Exercise goal | Without the pictures, print the lines running from the beginning of the material to the line containing "import seaborn as sns", both ends included.

Supplied data |
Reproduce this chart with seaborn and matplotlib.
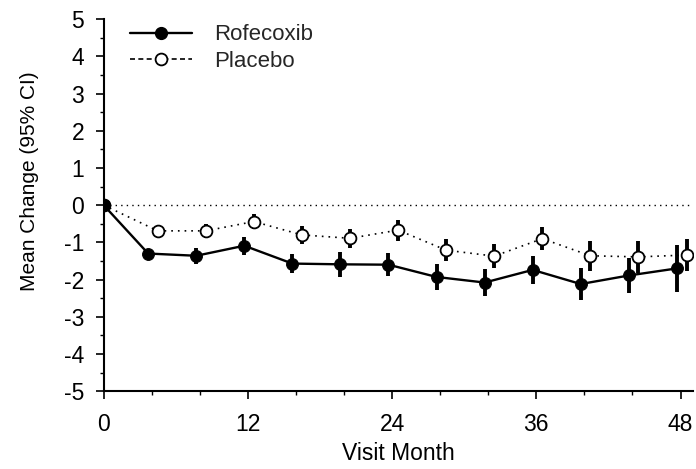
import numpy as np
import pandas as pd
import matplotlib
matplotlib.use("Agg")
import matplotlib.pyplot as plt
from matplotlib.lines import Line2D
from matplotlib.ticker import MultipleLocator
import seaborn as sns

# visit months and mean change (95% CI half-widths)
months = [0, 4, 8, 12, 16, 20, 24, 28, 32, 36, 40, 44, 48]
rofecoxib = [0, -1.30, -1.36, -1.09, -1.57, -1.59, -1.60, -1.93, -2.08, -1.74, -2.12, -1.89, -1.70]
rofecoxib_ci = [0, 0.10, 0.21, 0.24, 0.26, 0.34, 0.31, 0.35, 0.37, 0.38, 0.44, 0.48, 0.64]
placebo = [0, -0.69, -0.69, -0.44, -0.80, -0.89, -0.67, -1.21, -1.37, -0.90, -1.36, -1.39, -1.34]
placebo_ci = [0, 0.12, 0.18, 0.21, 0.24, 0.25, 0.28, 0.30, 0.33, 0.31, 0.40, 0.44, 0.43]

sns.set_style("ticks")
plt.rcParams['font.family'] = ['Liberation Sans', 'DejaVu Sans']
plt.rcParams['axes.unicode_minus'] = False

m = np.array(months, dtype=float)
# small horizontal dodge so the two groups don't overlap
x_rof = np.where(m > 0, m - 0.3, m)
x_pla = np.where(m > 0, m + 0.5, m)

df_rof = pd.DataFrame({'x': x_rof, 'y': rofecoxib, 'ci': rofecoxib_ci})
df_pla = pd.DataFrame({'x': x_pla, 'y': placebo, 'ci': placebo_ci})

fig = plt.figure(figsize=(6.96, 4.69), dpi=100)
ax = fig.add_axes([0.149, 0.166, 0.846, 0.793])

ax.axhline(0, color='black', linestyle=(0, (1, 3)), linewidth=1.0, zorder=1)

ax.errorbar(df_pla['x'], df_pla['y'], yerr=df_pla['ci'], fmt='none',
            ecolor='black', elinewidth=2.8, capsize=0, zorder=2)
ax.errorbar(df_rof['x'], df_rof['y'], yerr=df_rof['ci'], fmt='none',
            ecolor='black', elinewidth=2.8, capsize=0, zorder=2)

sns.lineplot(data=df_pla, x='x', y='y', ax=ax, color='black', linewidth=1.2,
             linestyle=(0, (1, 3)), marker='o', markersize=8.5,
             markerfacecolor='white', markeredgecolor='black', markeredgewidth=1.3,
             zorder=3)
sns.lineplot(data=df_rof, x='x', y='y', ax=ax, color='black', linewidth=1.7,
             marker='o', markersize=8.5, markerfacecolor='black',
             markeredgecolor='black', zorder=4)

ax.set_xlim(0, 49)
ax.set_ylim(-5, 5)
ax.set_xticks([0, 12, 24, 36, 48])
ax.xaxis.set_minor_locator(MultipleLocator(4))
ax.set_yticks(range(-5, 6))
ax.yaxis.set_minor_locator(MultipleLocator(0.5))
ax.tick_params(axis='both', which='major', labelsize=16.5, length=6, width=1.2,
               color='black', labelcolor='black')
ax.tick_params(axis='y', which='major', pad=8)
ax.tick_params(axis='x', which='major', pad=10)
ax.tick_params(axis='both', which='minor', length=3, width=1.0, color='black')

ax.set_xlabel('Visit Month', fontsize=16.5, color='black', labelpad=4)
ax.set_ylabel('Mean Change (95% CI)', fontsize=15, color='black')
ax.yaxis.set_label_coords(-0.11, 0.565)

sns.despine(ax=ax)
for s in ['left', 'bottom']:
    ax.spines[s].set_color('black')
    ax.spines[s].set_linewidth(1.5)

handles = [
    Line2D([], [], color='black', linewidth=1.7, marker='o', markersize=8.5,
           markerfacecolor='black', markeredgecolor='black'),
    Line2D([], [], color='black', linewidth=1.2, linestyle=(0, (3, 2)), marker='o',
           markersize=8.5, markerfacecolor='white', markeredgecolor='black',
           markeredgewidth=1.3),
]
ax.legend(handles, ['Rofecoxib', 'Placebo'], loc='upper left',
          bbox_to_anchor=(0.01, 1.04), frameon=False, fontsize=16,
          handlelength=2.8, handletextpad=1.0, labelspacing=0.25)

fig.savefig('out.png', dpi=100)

Reply to the task |
Reproduce this chart with seaborn and matplotlib.
import numpy as np
import pandas as pd
import matplotlib
matplotlib.use("Agg")
import matplotlib.pyplot as plt
from matplotlib.lines import Line2D
from matplotlib.ticker import MultipleLocator
import seaborn as sns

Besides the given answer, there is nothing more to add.